Ethan Leib, Ph.D., has written extensively on the role of friendship in contract disputes.  Photo by Jon Roemer
Ethan Leib, Ph.D., has written extensively on the role of friendship in contract disputes.
Photo by Jon Roemer

The phrase “It’s not personal, it’s just business” is as commonplace these days as “The sky is blue,” and “Two wrongs don’t make a right.”

But Ethan Leib, Ph.D., says it’s not that simple. Leib, professor of law, has written on an especially knotty legal area: the role of friendship in contract disputes.

When people draw up contracts, they want to transact on the basis of good faith. However, Leib—a contracts expert—says lawyers see themselves as a mediating force, and often suggest that clients put everything on paper.

“Lawyers struggle with these issues all the time, not only in the litigations that they’re engaged in when relationships break down, but also in the transaction stage,” Leib said. “How do you counsel a client who wants to transact on the basis of friendship? Is your job to promote that relationship so that it works, or is it your job to make sure your client is protected?”

In Friend v. Friend: Friendships and What, If Anything, the Law Should Do About Them(Oxford University Press, 2011), Leib describes how, in some cases, the parties involved in a dispute might have gotten along just fine were it not for their lawyers drawing contracts along adversarial lines.

Lawyers often get more billable hours as a result, but the strategy collides with the fiduciary responsibility that a lawyer has to the client, he said.

“Your job is not just to win the argument (if some day there’s going to be an argument), but to help your client accomplish what they really want to accomplish, which is not paying for litigation,” he said.

Friend v.

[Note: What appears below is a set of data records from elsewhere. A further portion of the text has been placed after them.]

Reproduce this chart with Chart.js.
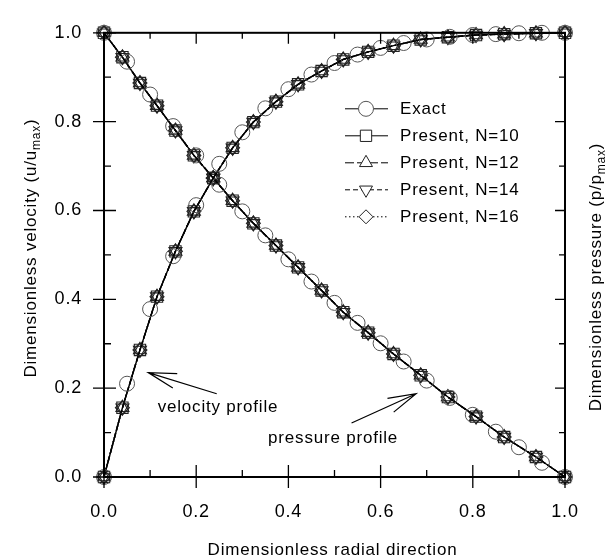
<!DOCTYPE html>
<html>
<head>
<meta charset="utf-8">
<script src="https://cdn.jsdelivr.net/npm/chart.js@4.4.0/dist/chart.umd.min.js"></script>
<style>
html,body{margin:0;padding:0;background:#fff;}
#c{display:block;}
</style>
</head>
<body>
<canvas id="c" width="608" height="560"></canvas>
<script>
// 速度・圧力分布（厳密解 vs 本手法）— 図から読み取った値

const xExact=[0,0.05,0.10,0.15,0.20,0.25,0.30,0.35,0.40,0.45,0.50,0.55,0.60,0.65,0.70,0.75,0.80,0.85,0.90,0.95,1.00];
const uExact=[0,0.21,0.378,0.497,0.612,0.705,0.776,0.83,0.873,0.906,0.932,0.951,0.966,0.977,0.985,0.991,0.995,0.997,0.999,1.0,1.0];
const pExact=[1.0,0.935,0.861,0.79,0.724,0.658,0.598,0.544,0.49,0.44,0.392,0.347,0.301,0.26,0.217,0.178,0.14,0.102,0.067,0.032,0.0];

const xPresent=[0,0.04,0.078,0.115,0.155,0.195,0.237,0.279,0.324,0.373,0.421,0.472,0.519,0.573,0.628,0.687,0.746,0.807,0.868,0.937,1.0];
const uPresent=[0,0.156,0.286,0.406,0.508,0.598,0.673,0.741,0.799,0.845,0.884,0.914,0.94,0.957,0.971,0.985,0.99,0.995,0.997,0.999,1.0];
const pPresent=[1.0,0.945,0.887,0.836,0.78,0.724,0.673,0.622,0.571,0.521,0.472,0.42,0.371,0.325,0.277,0.229,0.18,0.136,0.09,0.045,0.0];

const majorTicks=[0,0.2,0.4,0.6,0.8,1.0];
const minorTicks=[0.1,0.3,0.5,0.7,0.9];

const seriesLabels=['Exact','Present, N=10','Present, N=12','Present, N=14','Present, N=16'];
const seriesMarkers=['circle','rect','triangle','triangle','rectRot'];
const seriesRotation=[0,0,0,180,0];
const seriesRadius=[7.5,8,7.5,7.5,7];
const seriesDash=[[],[],[9,3],[5,3],[1.5,2.5]];

const FONT='"Liberation Sans", Arial, Helvetica, sans-serif';

// ── データセット ──
function pts(xs,ys){ return xs.map((x,i)=>({x:x,y:ys[i]})); }

const datasets=[];
seriesLabels.forEach((label,i)=>{
  const isExact=i===0;
  const curves=isExact?[uExact,pExact]:[uPresent,pPresent];
  const xs=isExact?xExact:xPresent;
  curves.forEach(ys=>{
    datasets.push({
      label:label,
      data:pts(xs,ys),
      showLine:!isExact,
      borderColor:'#000',
      borderWidth:1.4,
      borderDash:seriesDash[i],
      pointStyle:seriesMarkers[i],
      rotation:seriesRotation[i],
      pointRadius:seriesRadius[i],
      pointBorderWidth:isExact?1:1.1,
      pointBorderColor:isExact?'#555':'#222',
      pointBackgroundColor:'rgba(0,0,0,0)',
      tension:0,
      clip:false
    });
  });
});

// ── 枠・目盛り・タイトル・凡例・注記 ──
function drawSubText(ctx,parts,cx,cy){
  // parts: [text, isSub]
  const big='17px '+FONT, small='12px '+FONT;
  let w=0;
  parts.forEach(p=>{ ctx.font=p[1]?small:big; w+=ctx.measureText(p[0]).width; });
  let x=cx-w/2;
  ctx.textAlign='left'; ctx.textBaseline='alphabetic';
  parts.forEach(p=>{
    ctx.font=p[1]?small:big;
    ctx.fillText(p[0],x,cy+(p[1]?4:0));
    x+=ctx.measureText(p[0]).width;
  });
}

function drawArrow(ctx,x0,y0,x1,y1){
  const ang=Math.atan2(y0-y1,x0-x1), len=29, spread=Math.PI/12;
  ctx.beginPath();
  ctx.moveTo(x0,y0); ctx.lineTo(x1,y1);
  ctx.moveTo(x1+len*Math.cos(ang+spread),y1+len*Math.sin(ang+spread));
  ctx.lineTo(x1,y1);
  ctx.lineTo(x1+len*Math.cos(ang-spread),y1+len*Math.sin(ang-spread));
  ctx.stroke();
}

const annotations=[
  {text:'velocity profile', tail:[0.2445,0.1875], tip:[0.096,0.235], at:[0.1165,0.156]},
  {text:'pressure profile', tail:[0.537,0.1215], tip:[0.677,0.1875], at:[0.356,0.088]}
];

const framePlugin={
  id:'frame',
  beforeDraw(chart){ chart.ctx.letterSpacing='0.8px'; },
  afterDatasetsDraw(chart){
    const {ctx,chartArea:a,scales:{x,y,y1}}=chart;
    ctx.save();
    ctx.strokeStyle='#000';
    ctx.lineWidth=2;
    ctx.strokeRect(a.left,a.top,a.right-a.left,a.bottom-a.top);
    ctx.lineWidth=1.3;
    ctx.beginPath();
    majorTicks.forEach(v=>{
      const px=x.getPixelForValue(v), py=y.getPixelForValue(v), pr=y1.getPixelForValue(v);
      ctx.moveTo(px,a.bottom+11); ctx.lineTo(px,a.bottom-12);
      ctx.moveTo(px,a.top); ctx.lineTo(px,a.top+11);
      ctx.moveTo(a.left-11,py); ctx.lineTo(a.left+12,py);
      ctx.moveTo(a.right,pr); ctx.lineTo(a.right-10,pr);
    });
    minorTicks.forEach(v=>{
      const px=x.getPixelForValue(v), py=y.getPixelForValue(v), pr=y1.getPixelForValue(v);
      ctx.moveTo(px,a.bottom); ctx.lineTo(px,a.bottom-7);
      ctx.moveTo(px,a.top); ctx.lineTo(px,a.top+6);
      ctx.moveTo(a.left,py); ctx.lineTo(a.left+7,py);
      ctx.moveTo(a.right,pr); ctx.lineTo(a.right-6,pr);
    });
    ctx.stroke();
    ctx.restore();
  },
  afterDraw(chart){
    const {ctx,chartArea:a,scales:{x,y}}=chart;
    ctx.save();
    ctx.fillStyle='#000';
    ctx.strokeStyle='#000';
    ctx.letterSpacing='0.8px';

    // x軸タイトル
    drawSubText(ctx,[['Dimensionless radial direction',false]],(a.left+a.right)/2-2,555);

    // 左y軸タイトル
    ctx.save();
    ctx.translate(36,248); ctx.rotate(-Math.PI/2);
    drawSubText(ctx,[['Dimensionless velocity (u/u',false],['max',true],[')',false]],0,0);
    ctx.restore();

    // 右y軸タイトル
    ctx.save();
    ctx.translate(601,277); ctx.rotate(-Math.PI/2);
    drawSubText(ctx,[['Dimensionless pressure (p/p',false],['max',true],[')',false]],0,0);
    ctx.restore();

    // 注記
    ctx.lineWidth=1.2;
    ctx.font='17px '+FONT;
    ctx.textAlign='left'; ctx.textBaseline='middle';
    annotations.forEach(an=>{
      drawArrow(ctx,x.getPixelForValue(an.tail[0]),y.getPixelForValue(an.tail[1]),
                    x.getPixelForValue(an.tip[0]),y.getPixelForValue(an.tip[1]));
      ctx.fillText(an.text,x.getPixelForValue(an.at[0]),y.getPixelForValue(an.at[1]));
    });

    // 凡例
    const lx0=a.left+241, lx1=a.left+284, mx=a.left+262, tx=a.left+296;
    seriesLabels.forEach((label,i)=>{
      const ry=a.top+76+i*27;
      ctx.save();
      ctx.lineWidth=1;
      ctx.setLineDash(seriesDash[i]);
      ctx.beginPath(); ctx.moveTo(lx0,ry); ctx.lineTo(lx1,ry); ctx.stroke();
      ctx.restore();
      ctx.save();
      ctx.fillStyle='#fff';
      ctx.strokeStyle=i===0?'#555':'#222';
      ctx.lineWidth=1;
      Chart.helpers.drawPoint(ctx,{pointStyle:seriesMarkers[i],rotation:seriesRotation[i],radius:seriesRadius[i],borderWidth:1},mx,ry);
      ctx.restore();
      ctx.font='17px '+FONT;
      ctx.textAlign='left'; ctx.textBaseline='middle';
      ctx.fillText(label,tx,ry+1);
    });
    ctx.restore();
  }
};

const tickFont={family:FONT,size:18};

new Chart(document.getElementById('c').getContext('2d'),{
  type:'line',
  data:{datasets:datasets},
  plugins:[framePlugin],
  options:{
    responsive:false,
    animation:false,
    devicePixelRatio:1,
    layout:{padding:{top:22,left:0,right:0,bottom:0}},
    plugins:{legend:{display:false},tooltip:{enabled:false}},
    scales:{
      x:{
        type:'linear',position:'bottom',min:0,max:1,
        afterFit:s=>{s.height=83;},
        afterBuildTicks:s=>{s.ticks=majorTicks.map(v=>({value:v}));},
        grid:{display:false,drawTicks:false},
        border:{display:false},
        ticks:{padding:24,font:tickFont,color:'#000',maxRotation:0,autoSkip:false,callback:v=>v.toFixed(1)}
      },
      y:{
        type:'linear',position:'left',min:0,max:1,
        afterFit:s=>{s.width=104;},
        afterBuildTicks:s=>{s.ticks=majorTicks.map(v=>({value:v}));},
        grid:{display:false,drawTicks:false},
        border:{display:false},
        ticks:{padding:22,font:tickFont,color:'#000',autoSkip:false,callback:v=>v.toFixed(1)}
      },
      y1:{
        type:'linear',position:'right',min:0,max:1,
        afterFit:s=>{s.width=43;},
        grid:{display:false,drawTicks:false},
        border:{display:false},
        ticks:{display:false}
      }
    }
  }
});
</script>
</body>
</html>
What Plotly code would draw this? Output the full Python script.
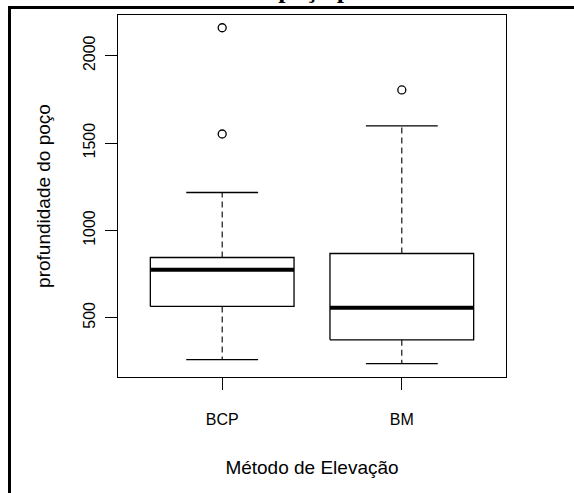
import plotly.graph_objects as go

groups = ["BCP", "BM"]
lower_whisker = [260, 237]
q1 = [565, 374]
median = [775, 557]
q3 = [845, 868]
upper_whisker = [1217, 1598]
outliers = {"BCP": [1552, 2160], "BM": [1804]}
yticks = [500, 1000, 1500, 2000]

W, H = 574, 493
L, R, T, B = 118, 68, 15, 116
pw, ph = W - L - R, H - T - B

def px2x(px):
    return (px - L) / pw

def px2y(py):
    return (H - B - py) / ph

fig = go.Figure()
half = 0.4
cap = 0.2
for i, g in enumerate(groups):
    c = i + 1
    fig.add_trace(go.Scatter(x=[c - half, c + half, c + half, c - half, c - half],
                             y=[q1[i], q1[i], q3[i], q3[i], q1[i]], mode="lines",
                             line=dict(color="black", width=1.3), hoverinfo="skip"))
    fig.add_trace(go.Scatter(x=[c, c, None, c, c],
                             y=[q3[i], upper_whisker[i], None, q1[i], lower_whisker[i]],
                             mode="lines", line=dict(color="black", width=1.1, dash="6px,4px"),
                             hoverinfo="skip"))
    fig.add_trace(go.Scatter(x=[c - cap, c + cap, None, c - cap, c + cap],
                             y=[upper_whisker[i], upper_whisker[i], None, lower_whisker[i], lower_whisker[i]],
                             mode="lines", line=dict(color="black", width=1.3), hoverinfo="skip"))
    fig.add_trace(go.Scatter(x=[c - half, c + half], y=[median[i], median[i]], mode="lines",
                             line=dict(color="black", width=4), hoverinfo="skip"))
    fig.add_trace(go.Scatter(x=[c] * len(outliers[g]), y=outliers[g], mode="markers",
                             marker=dict(symbol="circle-open", size=8, color="black",
                                         line=dict(width=1.3, color="black")),
                             hoverinfo="skip"))

font = dict(family="Liberation Sans, Arial, sans-serif", size=16, color="black")

fig.update_layout(
    width=W, height=H, showlegend=False,
    margin=dict(l=L, r=R, t=T, b=B, pad=0),
    paper_bgcolor="white", plot_bgcolor="white",
    font=font,
    xaxis=dict(range=[0.42, 2.58], tickvals=[1, 2], ticktext=groups, showgrid=False,
               zeroline=False, showline=True, mirror=True, linecolor="black", linewidth=1,
               ticks="outside", ticklen=12, tickwidth=1, tickcolor="black",
               ticklabelstandoff=16, tickfont=dict(size=16),
               title=dict(text="Método de Elevação", standoff=33)),
    yaxis=dict(range=[161, 2233], tickvals=yticks, showgrid=False, zeroline=False,
               showline=True, mirror=True, linecolor="black", linewidth=1,
               ticks="outside", ticklen=12, tickwidth=1, tickcolor="black", tickangle=-90,
               ticklabelstandoff=4, tickfont=dict(size=16),
               title=dict(text="profundidade do poço", standoff=24)),
)

# outer frame (document border)
fig.add_shape(type="line", xref="paper", yref="paper", x0=px2x(9.5), x1=px2x(574),
              y0=px2y(7.5), y1=px2y(7.5), line=dict(color="black", width=3))
fig.add_shape(type="line", xref="paper", yref="paper", x0=px2x(9.5), x1=px2x(9.5),
              y0=px2y(6), y1=px2y(495), line=dict(color="black", width=3))

# cut-off title (only descenders visible, as in the reference)
fig.add_annotation(text="<b>Profundidade do poço por Método</b>", xref="paper", yref="paper",
                   x=px2x(84), y=px2y(4.5), xanchor="left", yanchor="bottom", showarrow=False,
                   font=dict(family="Liberation Serif, Times New Roman, serif", size=26, color="black"),
                   borderpad=0)

fig.write_html("out.html")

Friend, and other of Leib’s writings, such as “The Laws of Friendship,” (New York Law Journal, 2012) also discuss ways judges acknowledge, dismiss, or find a middle ground about friendship.

“Judges are mostly operating on instinct and intuition, which may be appropriate, given every factual scenario is going to be different,” he said. “It’s not exactly clear you want judges writing opinions describing how good [a]friendship was, but it’s not actually uncommon to find opinions of that variety,” he said.

“There’s nothing to be embarrassed by in talking about it, and trying to figure out, in any given scenario, what the right answer is.”

While Leib’s work on friendship concerns small groups of compatriots, his research in legislation and constitutional law aspires to study broader classes of citizens. He holds a doctorate in political science, and writes regularly about how to create a deeper and more engaged democracy.

In “Why Party Democrats Need Popular Democracy and Popular Democrats Need Parties,” (California Law Review, 2012), Leib proposed changes for the state of California that would meld the advantages of direct democracy with representative democracy.

That state’s embrace of ballot initiatives could be improved, he said, if voters had a better understanding of where political parties stand on issues voters were considering. That way, the voters would be able to make informed decisions.

On the legislative side, Leib argued that the party in the minority should have the right to put forth legislation, even if the party doesn’t have the support to make it happen. This, he said, would give voters a better sense of where elected officials stand on issues.

Leib said the ballot initiative system needs tweaking, in light of recent court rulings that allow such initiatives to be overwhelmed by wealthy interests at the expense of free speech.

Proposition 16, a June 2010 ballot initiative that called for a supermajority (two thirds) vote in order to allow local governments to experiment with different utilities, is a classic example of a deep-pocketed interest abusing the system. Pacific Gas & Electric put $46 million into persuading voters to vote “Yes” on the ballot.

“Astronomical amounts of money were spent on promoting the idea that this was a fair voter proposition, when really all it was, was Pacific Gas & Electric trying to make sure it didn’t have competition,” he said.

But, Proposition 16 failed, albeit somewhat narrowly.

“I said, all right, the people of California know how to say no, and that’s something the literature repeats over and over again: People know how to say no.”

Leib is currently focusing his research on state judges who are elected to their offices, and who, thus, have a lot in common with legislators in that they can be “fired” by their constituents.

Is a judge beholden to his or her constituents, or to the rule of law?

“That’s the issue to explore,” he said. His article on that subject is forthcoming in the University of Chicago Law Review.